Editorial-La Jornada
En el contexto de la celebración del 77 aniversario de la Confederación de Trabajadores de México (CTM), durante una ceremonia que hizo recordar los rituales del viejo régimen, Enrique Peña Nieto elogió la labor de dicha central obrera; la calificó de pilar de la estabilidad económica, de la modernización jurídica de las relaciones obreros-patronales”; alabó su “enorme y trascendental contribución a la paz laboral que vive nuestro país”, y celebró que “hoy México transite de un sindicalismo básicamente de defensa laboral a un sindicalismo promotor del empleo y de la productividad”.

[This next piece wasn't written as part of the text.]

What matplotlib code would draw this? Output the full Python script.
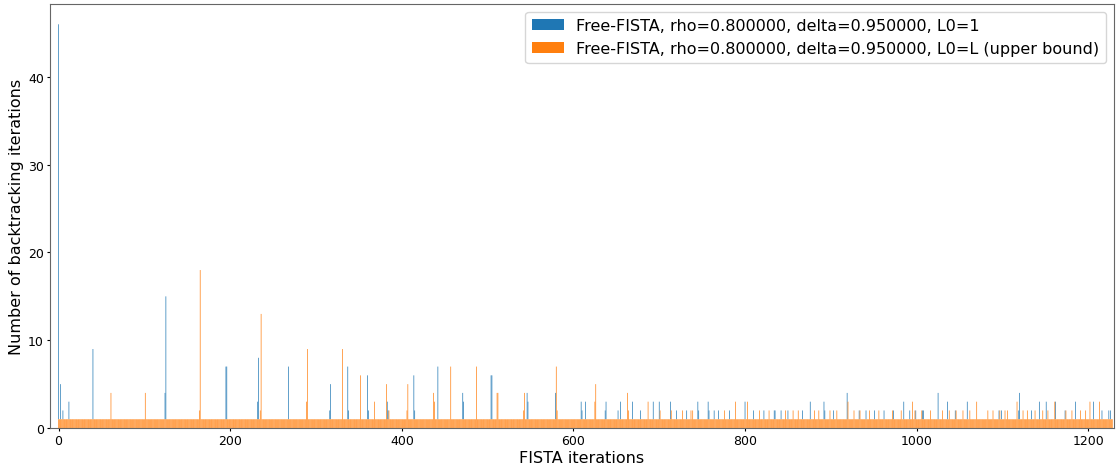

Acaso en forma involuntaria, los dichos presidenciales constituyeron un fiel retrato del papel que ha desempeñado el llamado “sector obrero del PRI” desde tiempos del delamadridismo, sexenio en que se iniciaron las implacables políticas de contención salarial, arrasamiento de conquistas y derechos laborales que persisten hasta nuestros días. En efecto, afectadas por una erosión significativa en su demografía sindical –derivada a su vez de la pérdida de empleos formales, del cierre de cadenas industriales completas y de los procesos de privatización–, la razón de ser de las viejas organizaciones obreras priístas no radica ya en el control y la movilización de las bases de asalariados, sino en expresiones de respaldo político como la observada ayer –producto de una de las alianzas más añejas del sistema político mexicano– y en las diversas formas de alineamiento de sus dirigentes a los intereses del sector patronal, con el supuesto fin de promover “el empleo y la productividad”: desde los mecanismos de negociación bilateral simulada en los centros de trabajo –los llamados contratos de protección–, hasta el respaldo a las directrices empresariales en los órganos legislativos –como quedó de manifiesto durante el reciente discusión y aprobación de la reforma laboral– y en instancias tripartitas como las juntas de conciliación y arbitraje, la Comisión Nacional de Salarios Mínimos y los órganos de gobierno de instituciones de seguridad social, donde los remanentes del charrismo priísta mantienen, pese a todo, la hegemonía de la representación de los trabajadores.
En esa lógica, para organizaciones como la CTM la defensa de los derechos y conquistas de los trabajadores ha pasado, en el mejor de los casos, a un plano meramente discursivo; en cambio, las organizaciones gremiales oficialistas se han convertido en máquinas de hacer dinero para sus dirigentes, en fuentes de apoyo electoral corporativo e indebido –como presumió ayer mismo el líder de la CTM, Joaquín Gamboa– y en diques de contención de descontentos sociales y sindicales. La contracara de esas actitudes es la persistencia de los mecanismos de control verticalista, opaco y antidemocrático que privan en el interior de las organizaciones gremiales cetemistas, como el sindicato petrolero, que explican en buena medida el fenómeno eufemísticamente llamado por Peña Nieto “paz laboral”, y que permanecieron indemnes durante el pasado proceso de reformas a la Ley Federal del Trabajo.
En suma, el acto realizado ayer conlleva un doble simbolismo: exhibe, por un lado, a un régimen político que no ha podido renovarse en algunos de sus rasgos más antidemocráticos y jurásicos, y da cuenta, por el otro, del desinterés creciente que muestran tanto el gobierno como los dirigentes del “movimiento obrero organizado” ante la situación de los asalariados del país, sometidos a la disyuntiva de pasar al sector informal o irse del país, y carentes de relevancia para los últimos gobiernos, salvo cuando se trata de extraer votos, en favor del oficialismo, de organismos sindicales antidemocráticos y clientelares.